Data items:
━━━━━━━━━━━━━━━━━━━━

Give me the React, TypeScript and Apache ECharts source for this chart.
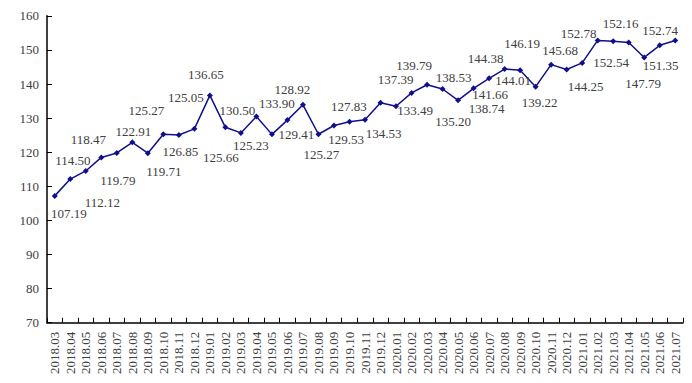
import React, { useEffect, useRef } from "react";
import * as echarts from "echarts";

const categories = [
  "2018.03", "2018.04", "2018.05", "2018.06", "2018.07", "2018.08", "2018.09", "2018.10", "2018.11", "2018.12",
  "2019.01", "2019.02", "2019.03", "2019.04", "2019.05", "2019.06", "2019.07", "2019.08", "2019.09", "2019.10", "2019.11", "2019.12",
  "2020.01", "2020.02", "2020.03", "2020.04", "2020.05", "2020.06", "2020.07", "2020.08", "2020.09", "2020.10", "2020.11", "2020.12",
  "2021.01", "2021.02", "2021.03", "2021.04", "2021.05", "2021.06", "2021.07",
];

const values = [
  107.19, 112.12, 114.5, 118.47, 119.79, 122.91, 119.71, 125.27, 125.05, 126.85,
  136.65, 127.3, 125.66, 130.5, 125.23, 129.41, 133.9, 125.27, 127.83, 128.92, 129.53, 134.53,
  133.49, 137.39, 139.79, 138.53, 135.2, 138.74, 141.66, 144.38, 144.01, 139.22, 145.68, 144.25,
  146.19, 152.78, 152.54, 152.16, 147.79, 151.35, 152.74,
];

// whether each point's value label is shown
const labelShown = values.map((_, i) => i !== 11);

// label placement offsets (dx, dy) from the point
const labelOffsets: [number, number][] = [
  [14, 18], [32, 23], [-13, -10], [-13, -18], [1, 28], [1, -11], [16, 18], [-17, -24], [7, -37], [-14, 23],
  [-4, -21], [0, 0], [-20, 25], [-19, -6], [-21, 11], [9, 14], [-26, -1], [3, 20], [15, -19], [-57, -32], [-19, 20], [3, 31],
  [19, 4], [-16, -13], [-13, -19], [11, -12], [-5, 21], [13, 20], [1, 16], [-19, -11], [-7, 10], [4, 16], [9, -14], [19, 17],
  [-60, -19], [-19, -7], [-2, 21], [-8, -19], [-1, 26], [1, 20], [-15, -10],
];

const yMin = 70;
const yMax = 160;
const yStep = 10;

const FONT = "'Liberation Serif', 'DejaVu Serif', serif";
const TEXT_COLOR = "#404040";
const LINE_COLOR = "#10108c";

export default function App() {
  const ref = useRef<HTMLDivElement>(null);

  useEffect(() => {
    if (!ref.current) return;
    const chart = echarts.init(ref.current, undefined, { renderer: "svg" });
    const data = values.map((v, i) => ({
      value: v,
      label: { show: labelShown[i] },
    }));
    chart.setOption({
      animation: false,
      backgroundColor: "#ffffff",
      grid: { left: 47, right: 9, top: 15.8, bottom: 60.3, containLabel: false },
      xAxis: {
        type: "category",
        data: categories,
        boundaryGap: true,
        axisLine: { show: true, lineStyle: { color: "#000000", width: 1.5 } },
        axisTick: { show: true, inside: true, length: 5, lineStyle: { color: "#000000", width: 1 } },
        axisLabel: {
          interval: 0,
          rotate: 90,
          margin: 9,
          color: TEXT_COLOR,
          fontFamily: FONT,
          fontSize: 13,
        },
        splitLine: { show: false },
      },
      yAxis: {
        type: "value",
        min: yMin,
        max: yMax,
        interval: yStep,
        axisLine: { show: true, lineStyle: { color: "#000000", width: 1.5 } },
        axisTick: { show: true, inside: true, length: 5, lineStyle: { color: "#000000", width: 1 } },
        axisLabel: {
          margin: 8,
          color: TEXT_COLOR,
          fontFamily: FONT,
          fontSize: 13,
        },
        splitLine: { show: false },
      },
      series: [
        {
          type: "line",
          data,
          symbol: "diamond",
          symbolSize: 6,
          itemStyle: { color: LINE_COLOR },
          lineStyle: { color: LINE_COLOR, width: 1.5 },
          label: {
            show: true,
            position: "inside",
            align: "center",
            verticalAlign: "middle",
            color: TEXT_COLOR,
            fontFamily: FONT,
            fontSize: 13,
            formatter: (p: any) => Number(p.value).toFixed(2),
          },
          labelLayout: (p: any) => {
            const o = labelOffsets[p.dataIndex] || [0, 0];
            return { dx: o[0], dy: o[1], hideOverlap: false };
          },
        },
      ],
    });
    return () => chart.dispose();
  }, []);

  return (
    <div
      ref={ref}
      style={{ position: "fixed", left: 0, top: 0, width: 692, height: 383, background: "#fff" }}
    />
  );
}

━━━━━━━━━━━━━━━━━━━━

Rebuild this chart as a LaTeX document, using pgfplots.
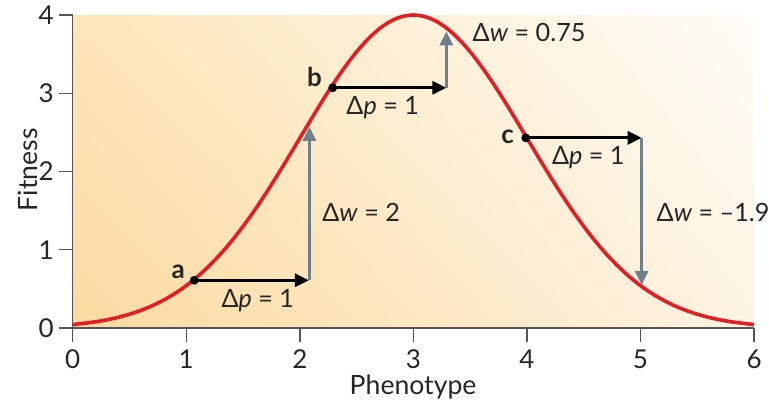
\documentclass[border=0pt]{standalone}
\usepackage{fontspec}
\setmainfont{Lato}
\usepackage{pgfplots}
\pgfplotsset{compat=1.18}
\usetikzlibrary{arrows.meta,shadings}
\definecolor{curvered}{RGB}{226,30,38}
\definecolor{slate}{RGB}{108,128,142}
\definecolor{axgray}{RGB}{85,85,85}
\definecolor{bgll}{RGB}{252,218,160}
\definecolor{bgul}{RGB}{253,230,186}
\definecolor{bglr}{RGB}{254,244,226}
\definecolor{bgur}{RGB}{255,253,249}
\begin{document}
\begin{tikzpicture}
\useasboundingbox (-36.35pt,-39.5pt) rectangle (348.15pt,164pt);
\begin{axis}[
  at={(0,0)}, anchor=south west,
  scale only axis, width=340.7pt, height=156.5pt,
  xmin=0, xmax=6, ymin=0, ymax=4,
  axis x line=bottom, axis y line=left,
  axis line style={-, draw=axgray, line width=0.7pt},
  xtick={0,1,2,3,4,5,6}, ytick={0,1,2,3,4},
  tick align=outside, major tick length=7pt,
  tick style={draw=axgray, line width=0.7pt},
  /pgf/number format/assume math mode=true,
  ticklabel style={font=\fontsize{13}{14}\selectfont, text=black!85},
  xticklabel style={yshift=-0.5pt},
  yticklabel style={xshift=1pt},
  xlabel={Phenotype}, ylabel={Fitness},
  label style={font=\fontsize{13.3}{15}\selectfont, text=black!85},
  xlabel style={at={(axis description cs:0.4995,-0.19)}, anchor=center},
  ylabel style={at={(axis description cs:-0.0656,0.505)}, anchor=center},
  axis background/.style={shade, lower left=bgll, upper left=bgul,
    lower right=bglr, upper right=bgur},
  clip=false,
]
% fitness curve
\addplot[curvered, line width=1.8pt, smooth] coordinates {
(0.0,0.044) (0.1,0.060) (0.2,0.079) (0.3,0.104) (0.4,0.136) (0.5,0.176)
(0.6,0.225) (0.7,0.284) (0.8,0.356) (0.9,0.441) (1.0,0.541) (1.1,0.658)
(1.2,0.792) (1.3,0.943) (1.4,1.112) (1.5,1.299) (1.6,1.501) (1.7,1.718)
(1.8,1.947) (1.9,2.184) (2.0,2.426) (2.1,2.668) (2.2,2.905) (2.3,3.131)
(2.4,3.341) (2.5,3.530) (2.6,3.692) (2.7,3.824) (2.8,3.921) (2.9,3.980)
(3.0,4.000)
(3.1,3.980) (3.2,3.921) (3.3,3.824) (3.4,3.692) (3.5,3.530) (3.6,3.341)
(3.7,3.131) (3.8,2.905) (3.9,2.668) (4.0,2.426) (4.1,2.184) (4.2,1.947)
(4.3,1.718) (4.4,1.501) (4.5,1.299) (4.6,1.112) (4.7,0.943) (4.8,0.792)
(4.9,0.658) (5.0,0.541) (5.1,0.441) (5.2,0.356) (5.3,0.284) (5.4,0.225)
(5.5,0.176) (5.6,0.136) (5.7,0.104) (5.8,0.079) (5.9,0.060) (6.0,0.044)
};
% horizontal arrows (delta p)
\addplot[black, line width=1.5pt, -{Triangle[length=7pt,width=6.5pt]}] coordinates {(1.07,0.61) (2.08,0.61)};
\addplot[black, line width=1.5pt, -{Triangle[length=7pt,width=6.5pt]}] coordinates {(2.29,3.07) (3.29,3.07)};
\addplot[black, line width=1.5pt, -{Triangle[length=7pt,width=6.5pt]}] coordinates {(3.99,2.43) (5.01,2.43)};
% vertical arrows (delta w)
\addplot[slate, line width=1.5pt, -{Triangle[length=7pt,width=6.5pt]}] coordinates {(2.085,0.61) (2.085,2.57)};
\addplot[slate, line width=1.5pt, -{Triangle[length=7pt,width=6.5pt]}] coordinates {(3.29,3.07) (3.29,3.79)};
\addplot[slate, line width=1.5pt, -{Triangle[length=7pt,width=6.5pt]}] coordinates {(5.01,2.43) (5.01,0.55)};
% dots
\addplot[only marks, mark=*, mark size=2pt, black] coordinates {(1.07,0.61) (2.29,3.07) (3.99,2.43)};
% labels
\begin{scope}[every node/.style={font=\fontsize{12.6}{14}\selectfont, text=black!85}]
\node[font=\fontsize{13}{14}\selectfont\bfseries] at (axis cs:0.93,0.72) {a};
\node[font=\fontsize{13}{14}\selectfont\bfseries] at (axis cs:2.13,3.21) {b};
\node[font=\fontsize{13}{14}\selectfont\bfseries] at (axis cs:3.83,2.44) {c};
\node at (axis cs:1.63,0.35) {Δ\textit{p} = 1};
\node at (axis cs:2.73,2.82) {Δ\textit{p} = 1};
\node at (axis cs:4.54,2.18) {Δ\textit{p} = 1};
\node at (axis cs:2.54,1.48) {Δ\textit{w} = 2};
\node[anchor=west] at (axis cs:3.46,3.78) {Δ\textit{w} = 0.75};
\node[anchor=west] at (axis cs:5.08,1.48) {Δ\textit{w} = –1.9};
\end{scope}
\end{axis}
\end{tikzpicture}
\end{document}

━━━━━━━━━━━━━━━━━━━━

_Given problem_
Take the lines above starting at the one containing "Give me the" and ending at the one containing "const labelShown = values.map((_, i)", and print them again exactly, without pictures.

_Problem solution_
Give me the React, TypeScript and Apache ECharts source for this chart.
import React, { useEffect, useRef } from "react";
import * as echarts from "echarts";

const categories = [
  "2018.03", "2018.04", "2018.05", "2018.06", "2018.07", "2018.08", "2018.09", "2018.10", "2018.11", "2018.12",
  "2019.01", "2019.02", "2019.03", "2019.04", "2019.05", "2019.06", "2019.07", "2019.08", "2019.09", "2019.10", "2019.11", "2019.12",
  "2020.01", "2020.02", "2020.03", "2020.04", "2020.05", "2020.06", "2020.07", "2020.08", "2020.09", "2020.10", "2020.11", "2020.12",
  "2021.01", "2021.02", "2021.03", "2021.04", "2021.05", "2021.06", "2021.07",
];

const values = [
  107.19, 112.12, 114.5, 118.47, 119.79, 122.91, 119.71, 125.27, 125.05, 126.85,
  136.65, 127.3, 125.66, 130.5, 125.23, 129.41, 133.9, 125.27, 127.83, 128.92, 129.53, 134.53,
  133.49, 137.39, 139.79, 138.53, 135.2, 138.74, 141.66, 144.38, 144.01, 139.22, 145.68, 144.25,
  146.19, 152.78, 152.54, 152.16, 147.79, 151.35, 152.74,
];

// whether each point's value label is shown
const labelShown = values.map((_, i) => i !== 11);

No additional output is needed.